In a single rally this metric may not be very relevant, but when analyzing an entire match, or even a series of an opponent’s matches, this could help to develop an optimal game strategy.

Finally, the average distance between players along all frames was calculated. Professional players tend to play closer to each other than amateur ones.

This is because pro players rallies are much faster and any space they give away to their opponent is taken as an advantage to take the lead in the rally.

In the Matthew and Rodriguez rally, their average distance was 1.48 meters, whereas in several other amateur videos processed it ranged from 1.96 to 2.89 meters.

As it can be seen, all these stats can be very useful to improve a player’s game, as well as to analyze an opponent’s game and set a match strategy accordingly.

Conclusions

As it was stated at the beginning of the article, this project is meant to change over time, as upgrades are made in each step of the pipeline.
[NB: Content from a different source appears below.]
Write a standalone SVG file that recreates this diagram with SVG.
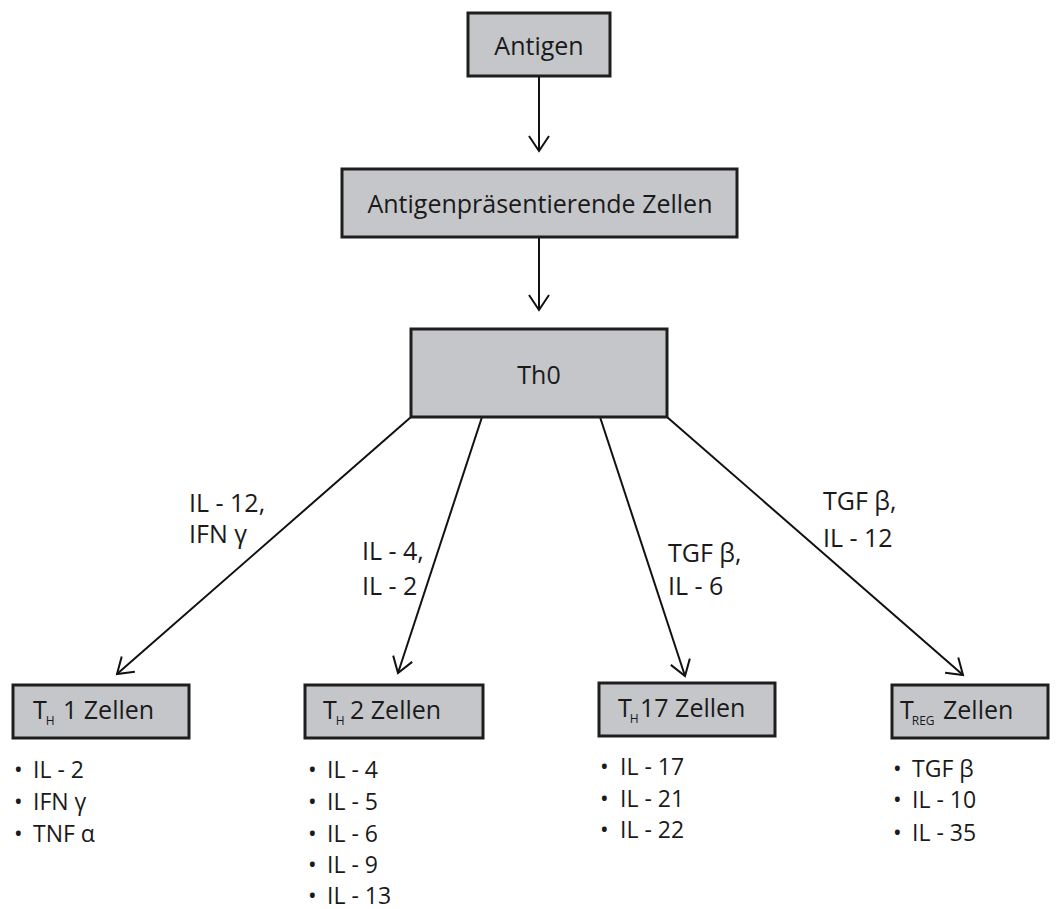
<svg xmlns="http://www.w3.org/2000/svg" width="1056" height="909" viewBox="0 0 1056 909">
<defs>
<style>
.box{fill:#c4c6c9;stroke:#1e1e1e;stroke-width:3}
.t{font-family:"Open Sans","Noto Sans",sans-serif;fill:#1a1a1a}
.bt{font-size:25px}
.lb{font-size:25px}
.lt{font-size:23px}
.sub{font-size:12px}
.edge{stroke:#111;stroke-width:2;fill:none;marker-end:url(#ah)}
</style>
<marker id="ah" markerUnits="userSpaceOnUse" markerWidth="30" markerHeight="30" viewBox="-20 -15 30 30" refX="0" refY="0" orient="auto">
<path d="M-15,-10 L0,0 L-15,10" fill="none" stroke="#111" stroke-width="2"/>
</marker>
</defs>
<rect width="1056" height="909" fill="#fff"/>
<g id="connectors">
<line class="edge" x1="539" y1="76" x2="539" y2="151"/>
<line class="edge" x1="539" y1="237" x2="539" y2="310"/>
<line class="edge" x1="411" y1="417" x2="117" y2="674"/>
<line class="edge" x1="482" y1="417" x2="398" y2="673"/>
<line class="edge" x1="600" y1="417" x2="685" y2="676"/>
<line class="edge" x1="667" y1="417" x2="963" y2="675"/>
</g>
<g id="labels">
<text class="t lb" x="189" y="512">IL - 12,</text>
<text class="t lb" x="189" y="543">IFN γ</text>
<text class="t lb" x="362" y="560">IL - 4,</text>
<text class="t lb" x="362" y="595">IL - 2</text>
<text class="t lb" x="668" y="562">TGF β,</text>
<text class="t lb" x="668" y="595">IL - 6</text>
<text class="t lb" x="823" y="510">TGF β,</text>
<text class="t lb" x="823" y="547">IL - 12</text>
</g>
<g id="antigen">
<rect class="box" x="468" y="13" width="142" height="63"/>
<text class="t bt" x="539" y="55" text-anchor="middle">Antigen</text>
</g>
<g id="apc">
<rect class="box" x="342" y="169" width="395" height="68"/>
<text class="t bt" x="540" y="213" text-anchor="middle">Antigenpräsentierende Zellen</text>
</g>
<g id="th0">
<rect class="box" x="411" y="329" width="256" height="88"/>
<text class="t bt" x="539" y="384" text-anchor="middle">Th0</text>
</g>
<g id="th1">
<rect class="box" x="13" y="685" width="176" height="53"/>
<text class="t bt" x="33" y="719">T<tspan class="sub" dx="-1" dy="6">H</tspan><tspan x="63" dy="-6">1 Zellen</tspan></text>
<text class="t lt" x="14" y="778">•</text><text class="t lt" x="33" y="778">IL - 2</text>
<text class="t lt" x="14" y="810">•</text><text class="t lt" x="33" y="810">IFN γ</text>
<text class="t lt" x="14" y="842">•</text><text class="t lt" x="33" y="842">TNF α</text>
</g>
<g id="th2">
<rect class="box" x="305" y="685" width="178" height="53"/>
<text class="t bt" x="323" y="719">T<tspan class="sub" dx="-1" dy="6">H</tspan><tspan x="350" dy="-6">2 Zellen</tspan></text>
<text class="t lt" x="308" y="778">•</text><text class="t lt" x="327" y="778">IL - 4</text>
<text class="t lt" x="308" y="810">•</text><text class="t lt" x="327" y="810">IL - 5</text>
<text class="t lt" x="308" y="842">•</text><text class="t lt" x="327" y="842">IL - 6</text>
<text class="t lt" x="308" y="873">•</text><text class="t lt" x="327" y="873">IL - 9</text>
<text class="t lt" x="308" y="904">•</text><text class="t lt" x="327" y="904">IL - 13</text>
</g>
<g id="th17">
<rect class="box" x="599" y="683" width="176" height="53"/>
<text class="t bt" x="618" y="717">T<tspan class="sub" dx="-2" dy="6">H</tspan><tspan x="640" dy="-6">17 Zellen</tspan></text>
<text class="t lt" x="600" y="775">•</text><text class="t lt" x="620" y="775">IL - 17</text>
<text class="t lt" x="600" y="807">•</text><text class="t lt" x="620" y="807">IL - 21</text>
<text class="t lt" x="600" y="838">•</text><text class="t lt" x="620" y="838">IL - 22</text>
</g>
<g id="treg">
<rect class="box" x="892" y="685" width="156" height="53"/>
<text class="t bt" x="900" y="719">T<tspan class="sub" font-size="13" dx="-2" dy="6">REG</tspan><tspan x="943" dy="-6">Zellen</tspan></text>
<text class="t lt" x="893" y="777">•</text><text class="t lt" x="912" y="777">TGF β</text>
<text class="t lt" x="893" y="808">•</text><text class="t lt" x="912" y="808">IL - 10</text>
<text class="t lt" x="893" y="841">•</text><text class="t lt" x="912" y="841">IL - 35</text>
</g>
</svg>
The first objective was to develop a functional MVP with clear and actionable insights.

Several upgrades can be made, especially in the Court Detection and Player Identification steps. It would be great to get rid of the callback functions and completely automate the whole pipeline.

Furthermore, adding some other steps like ball tracking could significantly improve the analytics made of the game.

Clearly there is still a lot of work to do, but I am happy with the progress I have made so far in starting to merge two of my passions: sports and analytics.

The code used for this project can be found on my Github.